#### Exercise:
Return all lines in the material below that contain "script".

#### Items:
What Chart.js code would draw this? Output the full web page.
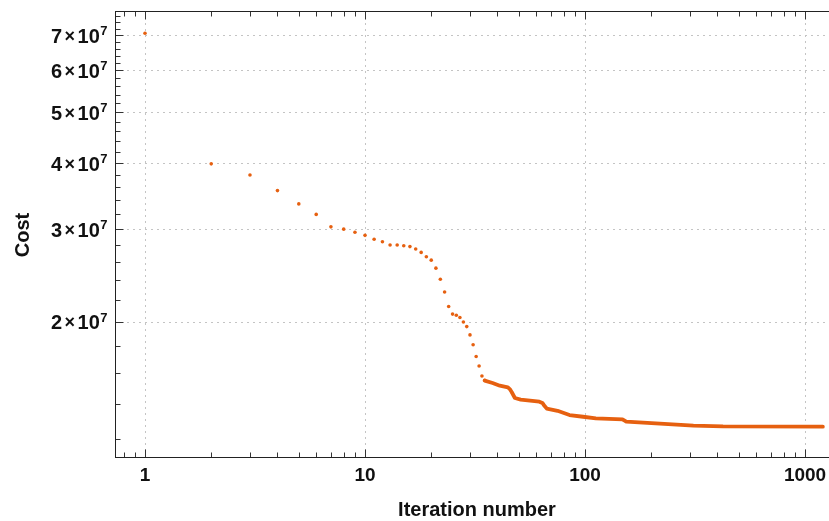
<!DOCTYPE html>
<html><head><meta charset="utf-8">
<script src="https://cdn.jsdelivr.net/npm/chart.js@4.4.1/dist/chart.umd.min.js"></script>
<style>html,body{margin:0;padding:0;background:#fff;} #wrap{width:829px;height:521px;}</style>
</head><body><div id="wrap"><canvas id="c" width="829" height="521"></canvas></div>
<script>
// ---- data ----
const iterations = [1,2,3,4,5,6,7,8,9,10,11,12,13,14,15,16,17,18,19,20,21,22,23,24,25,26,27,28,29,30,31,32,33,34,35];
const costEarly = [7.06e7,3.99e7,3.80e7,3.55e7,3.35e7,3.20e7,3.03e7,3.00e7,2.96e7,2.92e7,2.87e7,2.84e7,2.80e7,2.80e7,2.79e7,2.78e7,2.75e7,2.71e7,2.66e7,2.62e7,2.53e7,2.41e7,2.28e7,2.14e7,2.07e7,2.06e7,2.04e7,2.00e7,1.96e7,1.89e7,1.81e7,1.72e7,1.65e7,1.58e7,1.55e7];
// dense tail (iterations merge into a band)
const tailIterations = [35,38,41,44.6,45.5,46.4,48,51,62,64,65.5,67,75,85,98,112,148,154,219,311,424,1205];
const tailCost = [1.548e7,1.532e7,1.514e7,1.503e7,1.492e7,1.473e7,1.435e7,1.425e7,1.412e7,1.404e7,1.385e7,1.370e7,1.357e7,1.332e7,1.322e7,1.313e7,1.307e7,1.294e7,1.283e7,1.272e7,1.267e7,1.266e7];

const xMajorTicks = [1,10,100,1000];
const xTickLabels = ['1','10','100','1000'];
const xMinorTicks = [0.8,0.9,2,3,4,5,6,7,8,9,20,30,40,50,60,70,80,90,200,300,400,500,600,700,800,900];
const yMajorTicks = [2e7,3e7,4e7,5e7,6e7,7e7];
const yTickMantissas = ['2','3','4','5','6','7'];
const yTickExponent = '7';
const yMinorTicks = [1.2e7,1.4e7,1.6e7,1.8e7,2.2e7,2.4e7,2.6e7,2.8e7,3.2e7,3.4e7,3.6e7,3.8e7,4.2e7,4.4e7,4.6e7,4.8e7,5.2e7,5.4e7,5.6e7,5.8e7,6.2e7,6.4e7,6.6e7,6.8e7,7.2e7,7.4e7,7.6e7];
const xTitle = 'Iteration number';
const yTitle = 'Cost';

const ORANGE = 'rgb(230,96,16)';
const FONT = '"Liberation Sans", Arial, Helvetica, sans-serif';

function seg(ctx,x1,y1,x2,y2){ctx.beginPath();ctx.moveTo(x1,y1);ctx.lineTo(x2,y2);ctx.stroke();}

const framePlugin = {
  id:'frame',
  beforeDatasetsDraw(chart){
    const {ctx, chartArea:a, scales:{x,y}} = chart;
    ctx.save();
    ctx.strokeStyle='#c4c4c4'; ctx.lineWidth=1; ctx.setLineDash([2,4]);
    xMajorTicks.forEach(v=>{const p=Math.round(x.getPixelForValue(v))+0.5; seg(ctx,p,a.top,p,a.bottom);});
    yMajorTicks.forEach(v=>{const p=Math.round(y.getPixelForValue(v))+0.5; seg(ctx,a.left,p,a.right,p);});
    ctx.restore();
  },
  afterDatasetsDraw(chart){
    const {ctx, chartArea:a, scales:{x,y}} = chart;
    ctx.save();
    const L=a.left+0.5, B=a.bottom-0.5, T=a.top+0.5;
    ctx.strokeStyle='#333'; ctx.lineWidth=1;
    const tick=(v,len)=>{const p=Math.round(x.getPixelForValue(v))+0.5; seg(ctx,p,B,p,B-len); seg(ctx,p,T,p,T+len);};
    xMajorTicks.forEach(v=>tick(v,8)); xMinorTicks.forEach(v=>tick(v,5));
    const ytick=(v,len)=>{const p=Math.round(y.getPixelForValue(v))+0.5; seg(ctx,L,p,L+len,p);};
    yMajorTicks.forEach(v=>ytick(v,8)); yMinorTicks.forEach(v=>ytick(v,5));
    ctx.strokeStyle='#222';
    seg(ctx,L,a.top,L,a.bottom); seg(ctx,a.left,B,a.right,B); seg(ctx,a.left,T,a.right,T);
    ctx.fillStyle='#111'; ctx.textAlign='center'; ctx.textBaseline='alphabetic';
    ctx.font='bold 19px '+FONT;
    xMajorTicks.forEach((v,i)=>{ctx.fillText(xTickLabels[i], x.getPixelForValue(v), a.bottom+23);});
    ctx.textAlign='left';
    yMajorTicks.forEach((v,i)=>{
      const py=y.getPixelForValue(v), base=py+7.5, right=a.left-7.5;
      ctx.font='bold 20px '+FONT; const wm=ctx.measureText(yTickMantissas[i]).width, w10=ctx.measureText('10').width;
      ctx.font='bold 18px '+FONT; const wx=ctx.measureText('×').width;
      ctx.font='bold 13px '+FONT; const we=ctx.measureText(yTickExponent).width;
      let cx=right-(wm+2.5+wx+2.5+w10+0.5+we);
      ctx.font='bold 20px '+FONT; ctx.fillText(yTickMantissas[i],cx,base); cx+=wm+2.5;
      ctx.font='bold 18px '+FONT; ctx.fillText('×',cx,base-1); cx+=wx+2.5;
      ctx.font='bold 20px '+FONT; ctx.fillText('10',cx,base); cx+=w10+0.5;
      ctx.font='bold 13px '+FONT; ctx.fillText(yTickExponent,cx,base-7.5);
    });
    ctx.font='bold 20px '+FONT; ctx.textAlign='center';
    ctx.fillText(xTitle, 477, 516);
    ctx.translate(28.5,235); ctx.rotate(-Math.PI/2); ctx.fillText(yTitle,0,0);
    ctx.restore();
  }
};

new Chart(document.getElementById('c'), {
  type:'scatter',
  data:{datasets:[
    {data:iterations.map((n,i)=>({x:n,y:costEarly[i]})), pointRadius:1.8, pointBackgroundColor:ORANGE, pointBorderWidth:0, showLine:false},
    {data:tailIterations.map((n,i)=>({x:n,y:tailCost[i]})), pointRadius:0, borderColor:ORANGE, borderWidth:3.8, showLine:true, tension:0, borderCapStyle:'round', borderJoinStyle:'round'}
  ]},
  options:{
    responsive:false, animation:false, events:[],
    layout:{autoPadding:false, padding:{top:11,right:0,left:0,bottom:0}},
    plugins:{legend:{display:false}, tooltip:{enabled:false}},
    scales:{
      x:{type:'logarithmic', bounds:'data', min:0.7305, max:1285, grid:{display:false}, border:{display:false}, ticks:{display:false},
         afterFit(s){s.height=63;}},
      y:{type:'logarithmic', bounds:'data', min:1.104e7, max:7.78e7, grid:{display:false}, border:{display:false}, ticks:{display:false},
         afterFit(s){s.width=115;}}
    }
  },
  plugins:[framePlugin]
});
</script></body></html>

---

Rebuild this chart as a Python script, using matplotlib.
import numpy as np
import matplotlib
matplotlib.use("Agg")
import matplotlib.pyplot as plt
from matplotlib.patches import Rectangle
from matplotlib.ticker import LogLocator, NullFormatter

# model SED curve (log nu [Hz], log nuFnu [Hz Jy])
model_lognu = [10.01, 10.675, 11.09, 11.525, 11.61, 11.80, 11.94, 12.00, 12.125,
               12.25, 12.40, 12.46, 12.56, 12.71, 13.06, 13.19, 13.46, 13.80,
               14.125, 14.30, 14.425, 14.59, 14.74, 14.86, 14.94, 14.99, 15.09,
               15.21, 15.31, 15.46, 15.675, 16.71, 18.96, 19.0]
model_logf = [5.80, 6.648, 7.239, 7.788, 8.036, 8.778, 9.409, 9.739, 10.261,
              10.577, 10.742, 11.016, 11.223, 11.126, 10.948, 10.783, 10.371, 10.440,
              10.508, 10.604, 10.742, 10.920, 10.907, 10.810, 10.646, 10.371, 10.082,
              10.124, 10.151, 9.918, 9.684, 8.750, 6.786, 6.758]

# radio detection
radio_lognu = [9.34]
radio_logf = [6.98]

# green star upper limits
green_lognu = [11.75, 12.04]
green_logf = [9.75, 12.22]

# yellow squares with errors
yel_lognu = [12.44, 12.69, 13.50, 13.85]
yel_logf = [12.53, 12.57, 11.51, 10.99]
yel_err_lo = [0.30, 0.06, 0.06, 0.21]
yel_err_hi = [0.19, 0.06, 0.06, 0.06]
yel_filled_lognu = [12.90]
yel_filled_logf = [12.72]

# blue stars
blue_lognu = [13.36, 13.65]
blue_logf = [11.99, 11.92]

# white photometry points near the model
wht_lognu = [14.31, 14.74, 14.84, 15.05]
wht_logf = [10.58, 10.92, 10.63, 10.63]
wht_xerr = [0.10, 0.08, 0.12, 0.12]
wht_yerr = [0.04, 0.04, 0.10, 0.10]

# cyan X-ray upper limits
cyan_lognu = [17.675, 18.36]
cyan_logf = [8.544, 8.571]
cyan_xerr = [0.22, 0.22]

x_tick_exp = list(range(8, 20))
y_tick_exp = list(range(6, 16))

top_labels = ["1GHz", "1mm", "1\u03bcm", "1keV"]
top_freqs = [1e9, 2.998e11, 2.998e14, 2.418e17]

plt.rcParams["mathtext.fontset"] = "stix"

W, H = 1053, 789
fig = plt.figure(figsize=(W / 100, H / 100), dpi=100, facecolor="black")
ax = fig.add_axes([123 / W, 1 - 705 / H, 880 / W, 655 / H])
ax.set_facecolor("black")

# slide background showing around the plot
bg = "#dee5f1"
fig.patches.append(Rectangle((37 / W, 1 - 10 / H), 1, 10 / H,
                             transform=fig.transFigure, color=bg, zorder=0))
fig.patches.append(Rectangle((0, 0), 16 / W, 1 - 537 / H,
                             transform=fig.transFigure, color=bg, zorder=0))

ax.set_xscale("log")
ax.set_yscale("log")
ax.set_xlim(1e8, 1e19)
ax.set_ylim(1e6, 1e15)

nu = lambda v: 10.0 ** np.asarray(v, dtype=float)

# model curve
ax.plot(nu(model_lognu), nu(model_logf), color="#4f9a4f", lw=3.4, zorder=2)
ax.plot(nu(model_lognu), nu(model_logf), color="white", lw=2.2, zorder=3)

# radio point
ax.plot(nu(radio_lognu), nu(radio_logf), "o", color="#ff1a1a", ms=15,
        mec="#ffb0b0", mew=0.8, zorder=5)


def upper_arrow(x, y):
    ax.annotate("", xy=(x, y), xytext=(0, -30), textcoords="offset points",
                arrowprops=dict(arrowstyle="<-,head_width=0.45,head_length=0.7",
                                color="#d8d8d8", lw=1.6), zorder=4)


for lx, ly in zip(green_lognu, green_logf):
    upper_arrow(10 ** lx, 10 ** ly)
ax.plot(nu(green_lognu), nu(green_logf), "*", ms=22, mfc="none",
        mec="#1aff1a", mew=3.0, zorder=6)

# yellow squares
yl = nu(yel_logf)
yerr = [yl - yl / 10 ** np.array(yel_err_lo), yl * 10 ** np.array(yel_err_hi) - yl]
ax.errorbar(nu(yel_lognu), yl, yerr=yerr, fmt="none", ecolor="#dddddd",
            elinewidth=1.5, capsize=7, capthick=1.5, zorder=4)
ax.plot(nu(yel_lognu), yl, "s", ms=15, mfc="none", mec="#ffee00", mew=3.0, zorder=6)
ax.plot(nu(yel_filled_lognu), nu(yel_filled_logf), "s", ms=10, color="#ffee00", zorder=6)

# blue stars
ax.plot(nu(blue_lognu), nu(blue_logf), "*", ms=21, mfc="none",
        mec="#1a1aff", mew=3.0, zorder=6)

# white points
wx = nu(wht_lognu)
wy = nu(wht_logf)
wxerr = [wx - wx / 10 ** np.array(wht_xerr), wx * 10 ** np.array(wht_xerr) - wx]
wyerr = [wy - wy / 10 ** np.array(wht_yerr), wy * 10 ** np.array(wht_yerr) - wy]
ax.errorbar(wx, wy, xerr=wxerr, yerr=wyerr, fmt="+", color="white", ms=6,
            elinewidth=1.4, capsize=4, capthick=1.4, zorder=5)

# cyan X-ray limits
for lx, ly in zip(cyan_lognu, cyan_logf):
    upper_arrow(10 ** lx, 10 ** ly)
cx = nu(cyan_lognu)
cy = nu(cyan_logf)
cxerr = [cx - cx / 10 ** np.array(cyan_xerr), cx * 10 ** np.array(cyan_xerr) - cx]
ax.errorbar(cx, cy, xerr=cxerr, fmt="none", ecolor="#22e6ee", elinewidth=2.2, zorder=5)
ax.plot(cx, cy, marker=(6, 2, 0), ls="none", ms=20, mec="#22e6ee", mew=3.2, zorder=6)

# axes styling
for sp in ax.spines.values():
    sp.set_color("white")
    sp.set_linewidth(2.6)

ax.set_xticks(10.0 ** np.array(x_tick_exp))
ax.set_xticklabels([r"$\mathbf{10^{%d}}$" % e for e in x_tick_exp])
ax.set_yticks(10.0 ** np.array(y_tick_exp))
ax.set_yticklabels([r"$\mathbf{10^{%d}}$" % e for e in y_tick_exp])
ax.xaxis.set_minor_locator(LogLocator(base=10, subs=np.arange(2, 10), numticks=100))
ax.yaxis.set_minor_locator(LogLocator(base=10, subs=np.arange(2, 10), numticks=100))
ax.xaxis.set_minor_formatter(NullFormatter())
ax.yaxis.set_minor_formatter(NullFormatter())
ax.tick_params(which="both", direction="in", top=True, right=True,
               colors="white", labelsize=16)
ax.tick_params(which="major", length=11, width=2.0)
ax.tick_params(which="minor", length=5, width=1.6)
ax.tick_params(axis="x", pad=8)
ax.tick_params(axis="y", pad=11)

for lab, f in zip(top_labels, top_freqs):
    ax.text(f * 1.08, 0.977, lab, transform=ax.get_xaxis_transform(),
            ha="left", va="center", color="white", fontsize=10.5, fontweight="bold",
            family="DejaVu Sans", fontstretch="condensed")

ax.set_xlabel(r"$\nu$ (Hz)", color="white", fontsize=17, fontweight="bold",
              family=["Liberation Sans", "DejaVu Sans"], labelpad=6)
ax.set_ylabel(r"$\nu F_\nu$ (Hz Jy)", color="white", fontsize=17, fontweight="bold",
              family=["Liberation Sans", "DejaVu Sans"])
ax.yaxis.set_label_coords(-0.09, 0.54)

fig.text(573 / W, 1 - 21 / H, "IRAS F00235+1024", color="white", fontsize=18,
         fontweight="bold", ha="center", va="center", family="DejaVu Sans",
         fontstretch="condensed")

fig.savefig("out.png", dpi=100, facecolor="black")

* * *

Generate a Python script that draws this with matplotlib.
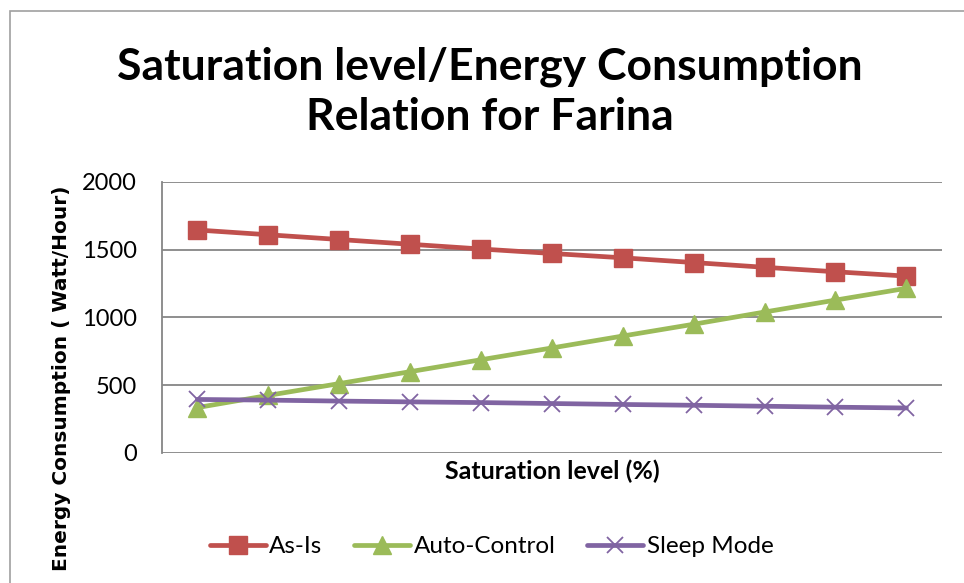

#### Written answer:
<script src="https://cdn.jsdelivr.net/npm/chart.js@4.4.1/dist/chart.umd.min.js"></script>
<script>
</script></body></html>
Rebuild this chart as a Python script, using matplotlib.
Generate a Python script that draws this with matplotlib.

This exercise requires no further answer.